#### Exercise:
Which lines of the records contain "this"? Collect every one of them.

-------- Supplied material

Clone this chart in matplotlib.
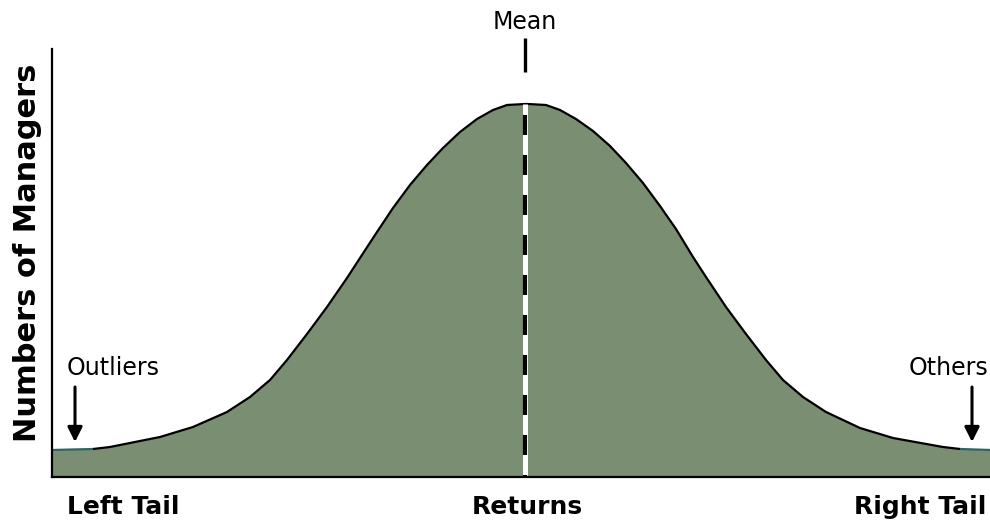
import numpy as np
import matplotlib
matplotlib.use('Agg')
import matplotlib.pyplot as plt

# bell curve: return offset from the mean vs. number of managers
left_returns = [-473, -432, -415, -365, -332, -298, -275, -255, -238, -218, -198,
                -178, -165, -148, -132, -115, -98, -82, -65, -48, -32, -18, 0]
left_managers = [0, 1, 3, 13, 23, 38, 53, 70, 90, 116, 143,
                 172, 192, 218, 242, 265, 285, 302, 318, 331, 340, 345, 346]
right_returns = [3, 21, 35, 51, 68, 85, 101, 118, 135, 151, 168, 181, 201, 221,
                 241, 258, 278, 301, 335, 368, 418, 435, 465]
right_managers = [346, 345, 340, 331, 319, 304, 287, 267, 244, 221, 193, 173, 143, 116,
                  90, 70, 53, 38, 22, 12, 3, 1, 0]
returns = left_returns + right_returns
managers = left_managers + right_managers
mean_x = 0
peak = 346

x_label = ['Left Tail', 'Returns', 'Right Tail']
y_label = 'Numbers of Managers'

green = '#7a8e72'
teal = '#2e6462'
W, H = 990, 523

plt.rcParams['lines.scale_dashes'] = False

fig = plt.figure(figsize=(W / 100, H / 100), dpi=100)
ax = fig.add_axes([52 / W, (H - 477) / H, (W - 52) / W, (477 - 49) / H])
ax.set_xlim(-473, 465)
ax.set_ylim(-27, 401)

ax.fill_between(returns, managers, -27, color=green, lw=0)
ax.plot(returns[1:-1], managers[1:-1], color='black', lw=1.6, solid_capstyle='butt')
# flat tails are drawn in a dark teal in the original
ax.plot(returns[:2], managers[:2], color=teal, lw=1.6, solid_capstyle='butt')
ax.plot(returns[-2:], managers[-2:], color=teal, lw=1.6, solid_capstyle='butt')

# mean line: white with black dashes
ax.plot([mean_x, mean_x], [peak, -27], color='white', lw=3.6, solid_capstyle='butt')
ax.plot([mean_x, mean_x], [peak, -27], color='black', lw=3.0,
        linestyle=(20.9, (14.4, 14.4)), dash_capstyle='butt')
ax.plot([mean_x, mean_x], [412, 378], color='black', lw=2.4, clip_on=False,
        solid_capstyle='butt')

for s in ['top', 'right']:
    ax.spines[s].set_visible(False)
for s in ['left', 'bottom']:
    ax.spines[s].set_linewidth(1.6)
ax.set_xticks([])
ax.set_yticks([])

# arrows at the tails
for xa in [-450, 447]:
    ax.annotate('', xy=(xa, 8), xytext=(xa, 63),
                arrowprops=dict(arrowstyle='-|>', color='black', lw=2.2,
                                mutation_scale=22, shrinkA=0, shrinkB=0))

fig.text(525 / W, 1 - 22 / H, 'Mean', ha='center', va='center', fontsize=17)
fig.text(67 / W, 1 - 368 / H, 'Outliers', ha='left', va='center', fontsize=17)
fig.text(988 / W, 1 - 368 / H, 'Others', ha='right', va='center', fontsize=17)

fig.text(67 / W, 1 - 507 / H, x_label[0], ha='left', va='center', fontsize=18, fontweight='bold')
fig.text(527 / W, 1 - 507 / H, x_label[1], ha='center', va='center', fontsize=18, fontweight='bold')
fig.text(986 / W, 1 - 507 / H, x_label[2], ha='right', va='center', fontsize=18, fontweight='bold')
fig.text(28 / W, 1 - 253 / H, y_label, ha='center', va='center', rotation=90,
         fontsize=22, fontweight='bold')

fig.savefig('out.png', dpi=100)
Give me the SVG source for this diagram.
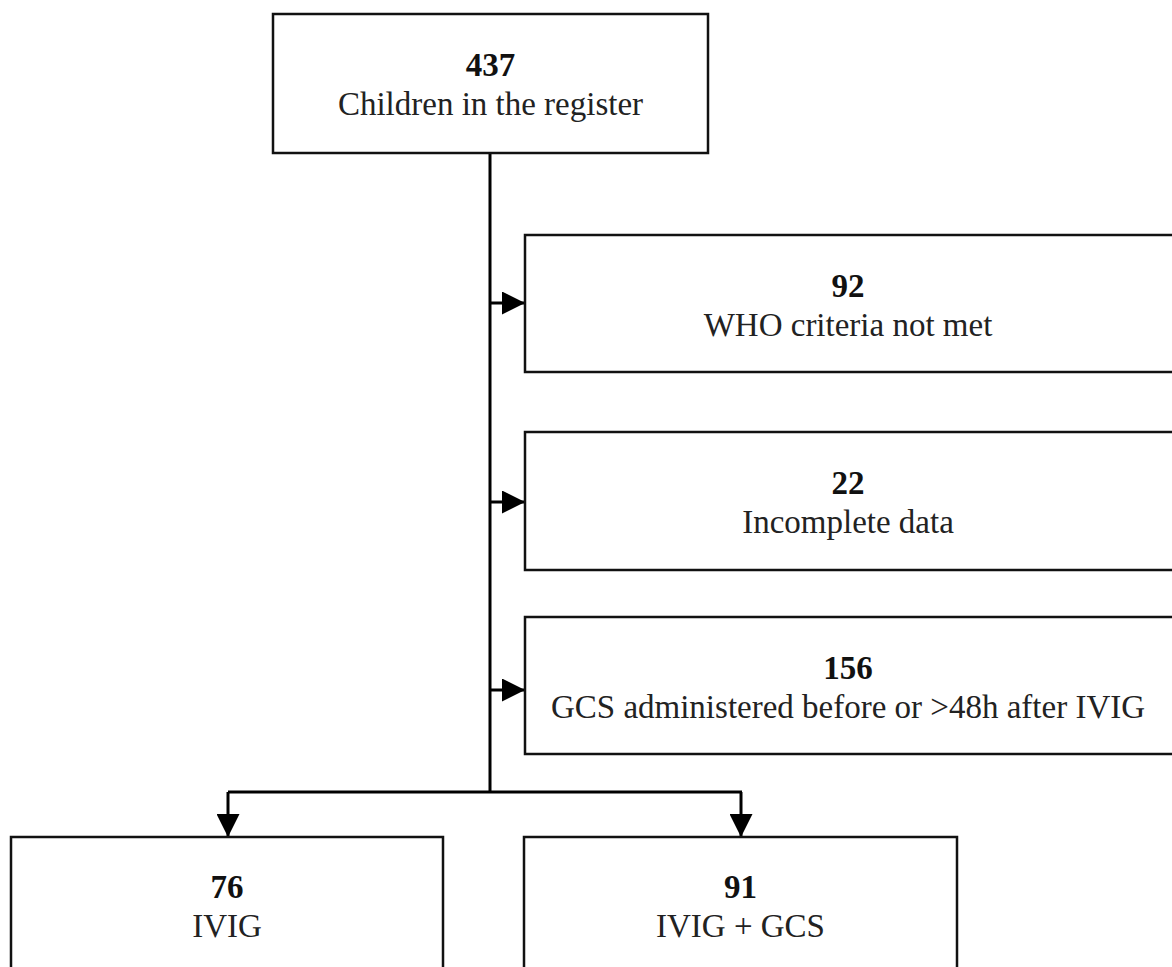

----------------

#### Task result:
Clone this chart in matplotlib.
Give me the SVG source for this diagram.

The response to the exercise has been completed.